----- Supplied information -----
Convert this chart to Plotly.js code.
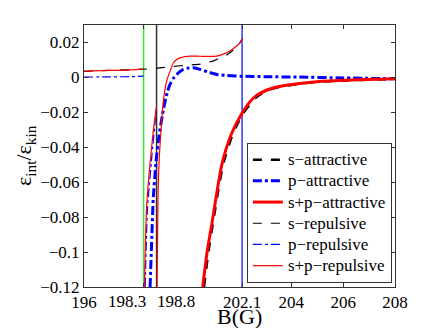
<!DOCTYPE html>
<html>
<head>
<meta charset="utf-8">
<script src="https://cdn.plot.ly/plotly-3.0.1.min.js"></script>
<style>
  body { margin: 0; background: #fff; }
  #plot { width: 436px; height: 328px; }
</style>
</head>
<body>
<div id="plot"></div>
<script>
// resonance positions (G)
const resonances = [198.3, 198.8, 202.1];
const resonanceColors = ['#33e633', '#333333', '#3333ff'];

// s-attractive (thick dashed black)
const bSAtt = [200.63, 200.8, 200.97, 201.22, 201.4, 201.75, 202.12, 202.45, 202.7, 203.2, 203.69, 204.98, 206.26, 208];
const sAtt = [-0.12, -0.1, -0.084, -0.061, -0.048, -0.032, -0.021, -0.0145, -0.0108, -0.0068, -0.005, -0.0026, -0.0017, -0.001];

// p-attractive (thick dash-dot blue)
const bPAtt = [198.55, 198.62, 198.67, 198.78, 198.9, 199.02, 199.13, 199.22, 199.32, 199.45, 199.58, 199.7, 199.83, 200.0, 200.22, 200.48, 200.8, 201.12, 201.5, 202.02, 203, 204.2, 206, 208];
const pAtt = [-0.12, -0.09, -0.07, -0.048, -0.033, -0.022, -0.0136, -0.008, -0.004, -0.0005, 0.0017, 0.0033, 0.0046, 0.0053, 0.0055, 0.0046, 0.003, 0.0017, 0.0011, 0.0007, 0.0004, 0.0002, -0.0003, -0.0008];

// s+p-attractive (thick solid red)
const bSPAtt = [200.58, 200.75, 200.93, 201.18, 201.35, 201.7, 202.08, 202.4, 202.66, 203.2, 203.69, 204.98, 206.26, 208];
const spAtt = [-0.12, -0.1, -0.084, -0.061, -0.048, -0.032, -0.021, -0.014, -0.0103, -0.0065, -0.0048, -0.0025, -0.0015, -0.0008];

// s-repulsive (thin dashed black)
const bSRep = [196, 197, 198.16, 198.8, 199.45, 200, 200.48, 201, 201.25, 201.5, 201.75, 201.9, 202, 202.1];
const sRep = [0.0035, 0.004, 0.0046, 0.0052, 0.0063, 0.007, 0.0076, 0.0095, 0.0112, 0.0128, 0.0155, 0.0175, 0.0195, 0.022];

// p-repulsive (thin dash-dot blue), branches split by null
const bPRep = [196, 197, 198, 198.3, null, 198.36, 198.45, 198.62, 198.79];
const pRep = [0.0002, 0.0003, 0.0005, 0.0007, null, -0.12, -0.075, -0.045, -0.018];

// s+p-repulsive (thin solid red), branches split by null
const bSPRep = [196, 197, 198, 198.3, null,
  198.33, 198.37, 198.42, 198.5, 198.59, 198.67, 198.74, 198.79, null,
  198.82, 198.84, 198.86, 198.9, 198.97, 199.06, 199.19, 199.32, 199.45, 199.58, 199.7, 199.9, 200.09, 200.5, 201.12, 201.4, 201.63, 201.85, 202.02, 202.1];
const spRep = [0.0036, 0.004, 0.0045, 0.0049, null,
  -0.12, -0.095, -0.073, -0.057, -0.043, -0.031, -0.023, -0.017, null,
  -0.12, -0.09, -0.065, -0.047, -0.031, -0.0136, -0.0021, 0.0036, 0.0084, 0.0102, 0.0112, 0.0119, 0.0122, 0.0121, 0.0122, 0.0135, 0.0151, 0.0175, 0.0198, 0.0221];

const xTicks = [196, 198.3, 198.8, 202.1, 204, 206, 208];
const yTicks = [-0.12, -0.1, -0.08, -0.06, -0.04, -0.02, 0, 0.02];
const yTickText = ['\u22120.12', '\u22120.1', '\u22120.08', '\u22120.06', '\u22120.04', '\u22120.02', '0', '0.02'];

const serif = 'Liberation Serif';

const traces = resonances.map((b, i) => ({
    x: [b, b],
    y: [-0.12, 0.03],
    mode: 'lines',
    line: { color: resonanceColors[i], width: 1.5 },
    showlegend: false,
    hoverinfo: 'skip',
}));

// legend rows are spaced by the legend font size, the glyphs are drawn a bit larger
const label = s => '<span style="font-size:17px">' + s + '</span>';

const curve = (x, y, name, color, width, dash) => ({
    x, y,
    name: label(name),
    mode: 'lines',
    connectgaps: false,
    line: { color, width, dash, shape: 'spline', smoothing: 0.6 },
});

traces.push(
    curve(bSAtt, sAtt, 's\u2212attractive', '#000000', 2.5, 'dash'),
    curve(bPAtt, pAtt, 'p\u2212attractive', '#0000ff', 3, 'dashdot'),
    curve(bSPAtt, spAtt, 's+p\u2212attractive', '#ff0000', 3, 'solid'),
    curve(bSRep, sRep, 's\u2212repulsive', '#000000', 1.2, 'dash'),
    curve(bPRep, pRep, 'p\u2212repulsive', '#0000ff', 1.2, 'dashdot'),
    curve(bSPRep, spRep, 's+p\u2212repulsive', '#ff0000', 1.2, 'solid'),
);

const axisCommon = {
    showgrid: false,
    zeroline: false,
    showline: true,
    linecolor: '#333',
    linewidth: 1,
    mirror: 'ticks',
    ticks: 'inside',
    ticklen: 4,
    tickcolor: '#333',
    tickfont: { family: serif, size: 17, color: '#000' },
};

const textFont = size => ({ family: serif, size, color: '#000' });

const layout = {
    width: 436,
    height: 328,
    margin: { l: 84, r: 41, t: 25, b: 41 },
    paper_bgcolor: '#fff',
    plot_bgcolor: '#fff',
    font: { family: serif, color: '#000' },
    xaxis: Object.assign({}, axisCommon, {
        range: [196, 208],
        tickmode: 'array',
        tickvals: xTicks,
        ticktext: xTicks.map(v => (v === 198.3 || v === 198.8) ? '' : String(v)),
    }),
    yaxis: Object.assign({}, axisCommon, {
        range: [-0.12, 0.03],
        tickmode: 'array',
        tickvals: yTicks,
        ticktext: yTickText,
    }),
    annotations: [
        // the two close ticks get their labels pushed apart, as in the original
        { x: 198.3, xref: 'x', y: 0, yref: 'paper', yanchor: 'top', xanchor: 'right', xshift: 4, yshift: -3,
          text: '198.3', showarrow: false, font: textFont(17) },
        { x: 198.8, xref: 'x', y: 0, yref: 'paper', yanchor: 'top', xanchor: 'left', xshift: -2, yshift: -3,
          text: '198.8', showarrow: false, font: textFont(17) },
        // axis titles
        { x: 0.5, xref: 'paper', y: 0, yref: 'paper', yanchor: 'middle', xanchor: 'center', yshift: -29,
          text: 'B(G)', showarrow: false, font: textFont(22) },
        { x: 0, xref: 'paper', y: 0.5, yref: 'paper', xanchor: 'center', yanchor: 'middle', xshift: -59, textangle: -90,
          text: '\u03b5<sub>int</sub>/\u03b5<sub>kin</sub>', showarrow: false, font: textFont(22) },
    ],
    legend: {
        x: 0.99, y: 0.015, xanchor: 'right', yanchor: 'bottom',
        bgcolor: '#fff',
        bordercolor: '#333',
        borderwidth: 1,
        itemwidth: 30,
        font: { family: serif, size: 14, color: '#000' },
    },
    showlegend: true,
};

Plotly.newPlot('plot', traces, layout, { staticPlot: true });
</script>
</body>
</html>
-----
• [The task]: Leave out the pictures and copy the rest of the material above exactly.

• [Result of the task]:
Convert this chart to Plotly.js code.
<!DOCTYPE html>
<html>
<head>
<meta charset="utf-8">
<script src="https://cdn.plot.ly/plotly-3.0.1.min.js"></script>
<style>
  body { margin: 0; background: #fff; }
  #plot { width: 436px; height: 328px; }
</style>
</head>
<body>
<div id="plot"></div>
<script>
// resonance positions (G)
const resonances = [198.3, 198.8, 202.1];
const resonanceColors = ['#33e633', '#333333', '#3333ff'];

// s-attractive (thick dashed black)
const bSAtt = [200.63, 200.8, 200.97, 201.22, 201.4, 201.75, 202.12, 202.45, 202.7, 203.2, 203.69, 204.98, 206.26, 208];
const sAtt = [-0.12, -0.1, -0.084, -0.061, -0.048, -0.032, -0.021, -0.0145, -0.0108, -0.0068, -0.005, -0.0026, -0.0017, -0.001];

// p-attractive (thick dash-dot blue)
const bPAtt = [198.55, 198.62, 198.67, 198.78, 198.9, 199.02, 199.13, 199.22, 199.32, 199.45, 199.58, 199.7, 199.83, 200.0, 200.22, 200.48, 200.8, 201.12, 201.5, 202.02, 203, 204.2, 206, 208];
const pAtt = [-0.12, -0.09, -0.07, -0.048, -0.033, -0.022, -0.0136, -0.008, -0.004, -0.0005, 0.0017, 0.0033, 0.0046, 0.0053, 0.0055, 0.0046, 0.003, 0.0017, 0.0011, 0.0007, 0.0004, 0.0002, -0.0003, -0.0008];

// s+p-attractive (thick solid red)
const bSPAtt = [200.58, 200.75, 200.93, 201.18, 201.35, 201.7, 202.08, 202.4, 202.66, 203.2, 203.69, 204.98, 206.26, 208];
const spAtt = [-0.12, -0.1, -0.084, -0.061, -0.048, -0.032, -0.021, -0.014, -0.0103, -0.0065, -0.0048, -0.0025, -0.0015, -0.0008];

// s-repulsive (thin dashed black)
const bSRep = [196, 197, 198.16, 198.8, 199.45, 200, 200.48, 201, 201.25, 201.5, 201.75, 201.9, 202, 202.1];
const sRep = [0.0035, 0.004, 0.0046, 0.0052, 0.0063, 0.007, 0.0076, 0.0095, 0.0112, 0.0128, 0.0155, 0.0175, 0.0195, 0.022];

// p-repulsive (thin dash-dot blue), branches split by null
const bPRep = [196, 197, 198, 198.3, null, 198.36, 198.45, 198.62, 198.79];
const pRep = [0.0002, 0.0003, 0.0005, 0.0007, null, -0.12, -0.075, -0.045, -0.018];

// s+p-repulsive (thin solid red), branches split by null
const bSPRep = [196, 197, 198, 198.3, null,
  198.33, 198.37, 198.42, 198.5, 198.59, 198.67, 198.74, 198.79, null,
  198.82, 198.84, 198.86, 198.9, 198.97, 199.06, 199.19, 199.32, 199.45, 199.58, 199.7, 199.9, 200.09, 200.5, 201.12, 201.4, 201.63, 201.85, 202.02, 202.1];
const spRep = [0.0036, 0.004, 0.0045, 0.0049, null,
  -0.12, -0.095, -0.073, -0.057, -0.043, -0.031, -0.023, -0.017, null,
  -0.12, -0.09, -0.065, -0.047, -0.031, -0.0136, -0.0021, 0.0036, 0.0084, 0.0102, 0.0112, 0.0119, 0.0122, 0.0121, 0.0122, 0.0135, 0.0151, 0.0175, 0.0198, 0.0221];

const xTicks = [196, 198.3, 198.8, 202.1, 204, 206, 208];
const yTicks = [-0.12, -0.1, -0.08, -0.06, -0.04, -0.02, 0, 0.02];
const yTickText = ['\u22120.12', '\u22120.1', '\u22120.08', '\u22120.06', '\u22120.04', '\u22120.02', '0', '0.02'];

const serif = 'Liberation Serif';

const traces = resonances.map((b, i) => ({
    x: [b, b],
    y: [-0.12, 0.03],
    mode: 'lines',
    line: { color: resonanceColors[i], width: 1.5 },
    showlegend: false,
    hoverinfo: 'skip',
}));

// legend rows are spaced by the legend font size, the glyphs are drawn a bit larger
const label = s => '<span style="font-size:17px">' + s + '</span>';

const curve = (x, y, name, color, width, dash) => ({
    x, y,
    name: label(name),
    mode: 'lines',
    connectgaps: false,
    line: { color, width, dash, shape: 'spline', smoothing: 0.6 },
});

traces.push(
    curve(bSAtt, sAtt, 's\u2212attractive', '#000000', 2.5, 'dash'),
    curve(bPAtt, pAtt, 'p\u2212attractive', '#0000ff', 3, 'dashdot'),
    curve(bSPAtt, spAtt, 's+p\u2212attractive', '#ff0000', 3, 'solid'),
    curve(bSRep, sRep, 's\u2212repulsive', '#000000', 1.2, 'dash'),
    curve(bPRep, pRep, 'p\u2212repulsive', '#0000ff', 1.2, 'dashdot'),
    curve(bSPRep, spRep, 's+p\u2212repulsive', '#ff0000', 1.2, 'solid'),
);

const axisCommon = {
    showgrid: false,
    zeroline: false,
    showline: true,
    linecolor: '#333',
    linewidth: 1,
    mirror: 'ticks',
    ticks: 'inside',
    ticklen: 4,
    tickcolor: '#333',
    tickfont: { family: serif, size: 17, color: '#000' },
};

const textFont = size => ({ family: serif, size, color: '#000' });

const layout = {
    width: 436,
    height: 328,
    margin: { l: 84, r: 41, t: 25, b: 41 },
    paper_bgcolor: '#fff',
    plot_bgcolor: '#fff',
    font: { family: serif, color: '#000' },
    xaxis: Object.assign({}, axisCommon, {
        range: [196, 208],
        tickmode: 'array',
        tickvals: xTicks,
        ticktext: xTicks.map(v => (v === 198.3 || v === 198.8) ? '' : String(v)),
    }),
    yaxis: Object.assign({}, axisCommon, {
        range: [-0.12, 0.03],
        tickmode: 'array',
        tickvals: yTicks,
        ticktext: yTickText,
    }),
    annotations: [
        // the two close ticks get their labels pushed apart, as in the original
        { x: 198.3, xref: 'x', y: 0, yref: 'paper', yanchor: 'top', xanchor: 'right', xshift: 4, yshift: -3,
          text: '198.3', showarrow: false, font: textFont(17) },
        { x: 198.8, xref: 'x', y: 0, yref: 'paper', yanchor: 'top', xanchor: 'left', xshift: -2, yshift: -3,
          text: '198.8', showarrow: false, font: textFont(17) },
        // axis titles
        { x: 0.5, xref: 'paper', y: 0, yref: 'paper', yanchor: 'middle', xanchor: 'center', yshift: -29,
          text: 'B(G)', showarrow: false, font: textFont(22) },
        { x: 0, xref: 'paper', y: 0.5, yref: 'paper', xanchor: 'center', yanchor: 'middle', xshift: -59, textangle: -90,
          text: '\u03b5<sub>int</sub>/\u03b5<sub>kin</sub>', showarrow: false, font: textFont(22) },
    ],
    legend: {
        x: 0.99, y: 0.015, xanchor: 'right', yanchor: 'bottom',
        bgcolor: '#fff',
        bordercolor: '#333',
        borderwidth: 1,
        itemwidth: 30,
        font: { family: serif, size: 14, color: '#000' },
    },
    showlegend: true,
};

Plotly.newPlot('plot', traces, layout, { staticPlot: true });
</script>
</body>
</html>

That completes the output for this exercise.